### Given task
Please transcribe the data below exactly. Leave the pictures out.

### Dataset section
==================================================

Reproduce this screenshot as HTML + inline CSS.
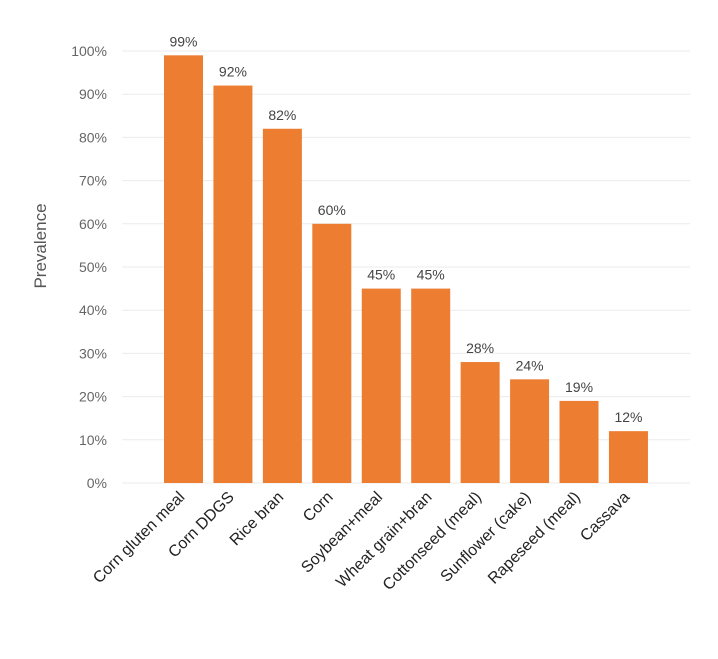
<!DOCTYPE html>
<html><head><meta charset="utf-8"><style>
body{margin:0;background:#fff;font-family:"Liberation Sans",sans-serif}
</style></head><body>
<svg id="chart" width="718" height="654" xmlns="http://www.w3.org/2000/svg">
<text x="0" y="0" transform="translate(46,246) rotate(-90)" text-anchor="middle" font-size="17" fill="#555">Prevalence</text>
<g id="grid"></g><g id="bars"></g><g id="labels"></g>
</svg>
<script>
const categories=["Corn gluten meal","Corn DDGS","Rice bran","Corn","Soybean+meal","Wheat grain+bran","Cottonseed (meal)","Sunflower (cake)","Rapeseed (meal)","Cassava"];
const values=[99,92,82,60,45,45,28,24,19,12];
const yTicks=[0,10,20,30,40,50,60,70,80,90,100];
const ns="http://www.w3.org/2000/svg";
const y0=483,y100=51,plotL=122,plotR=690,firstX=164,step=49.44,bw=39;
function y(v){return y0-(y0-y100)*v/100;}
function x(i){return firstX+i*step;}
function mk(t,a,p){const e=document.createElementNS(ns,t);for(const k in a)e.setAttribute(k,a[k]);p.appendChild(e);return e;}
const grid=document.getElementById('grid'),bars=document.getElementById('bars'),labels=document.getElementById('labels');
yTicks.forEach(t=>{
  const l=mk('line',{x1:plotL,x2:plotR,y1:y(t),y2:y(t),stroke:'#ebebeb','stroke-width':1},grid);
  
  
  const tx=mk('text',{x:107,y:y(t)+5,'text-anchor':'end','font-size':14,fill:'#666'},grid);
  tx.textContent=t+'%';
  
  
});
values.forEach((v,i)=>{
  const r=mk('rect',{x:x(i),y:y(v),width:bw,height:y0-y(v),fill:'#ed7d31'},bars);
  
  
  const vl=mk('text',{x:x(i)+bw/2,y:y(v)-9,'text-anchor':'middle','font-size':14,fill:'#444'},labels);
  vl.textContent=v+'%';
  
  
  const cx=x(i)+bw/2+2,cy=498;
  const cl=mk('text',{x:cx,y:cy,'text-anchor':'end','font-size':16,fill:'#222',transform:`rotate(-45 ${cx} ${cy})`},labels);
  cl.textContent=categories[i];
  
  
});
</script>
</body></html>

==================================================

### Answer to the task
Reproduce this screenshot as HTML + inline CSS.
<!DOCTYPE html>
<html><head><meta charset="utf-8"><style>
body{margin:0;background:#fff;font-family:"Liberation Sans",sans-serif}
</style></head><body>
<svg id="chart" width="718" height="654" xmlns="http://www.w3.org/2000/svg">
<text x="0" y="0" transform="translate(46,246) rotate(-90)" text-anchor="middle" font-size="17" fill="#555">Prevalence</text>
<g id="grid"></g><g id="bars"></g><g id="labels"></g>
</svg>
<script>
const categories=["Corn gluten meal","Corn DDGS","Rice bran","Corn","Soybean+meal","Wheat grain+bran","Cottonseed (meal)","Sunflower (cake)","Rapeseed (meal)","Cassava"];
const values=[99,92,82,60,45,45,28,24,19,12];
const yTicks=[0,10,20,30,40,50,60,70,80,90,100];
const ns="http://www.w3.org/2000/svg";
const y0=483,y100=51,plotL=122,plotR=690,firstX=164,step=49.44,bw=39;
function y(v){return y0-(y0-y100)*v/100;}
function x(i){return firstX+i*step;}
function mk(t,a,p){const e=document.createElementNS(ns,t);for(const k in a)e.setAttribute(k,a[k]);p.appendChild(e);return e;}
const grid=document.getElementById('grid'),bars=document.getElementById('bars'),labels=document.getElementById('labels');
yTicks.forEach(t=>{
  const l=mk('line',{x1:plotL,x2:plotR,y1:y(t),y2:y(t),stroke:'#ebebeb','stroke-width':1},grid);
  
  
  const tx=mk('text',{x:107,y:y(t)+5,'text-anchor':'end','font-size':14,fill:'#666'},grid);
  tx.textContent=t+'%';
  
  
});
values.forEach((v,i)=>{
  const r=mk('rect',{x:x(i),y:y(v),width:bw,height:y0-y(v),fill:'#ed7d31'},bars);
  
  
  const vl=mk('text',{x:x(i)+bw/2,y:y(v)-9,'text-anchor':'middle','font-size':14,fill:'#444'},labels);
  vl.textContent=v+'%';
  
  
  const cx=x(i)+bw/2+2,cy=498;
  const cl=mk('text',{x:cx,y:cy,'text-anchor':'end','font-size':16,fill:'#222',transform:`rotate(-45 ${cx} ${cy})`},labels);
  cl.textContent=categories[i];
  
  
});
</script>
</body></html>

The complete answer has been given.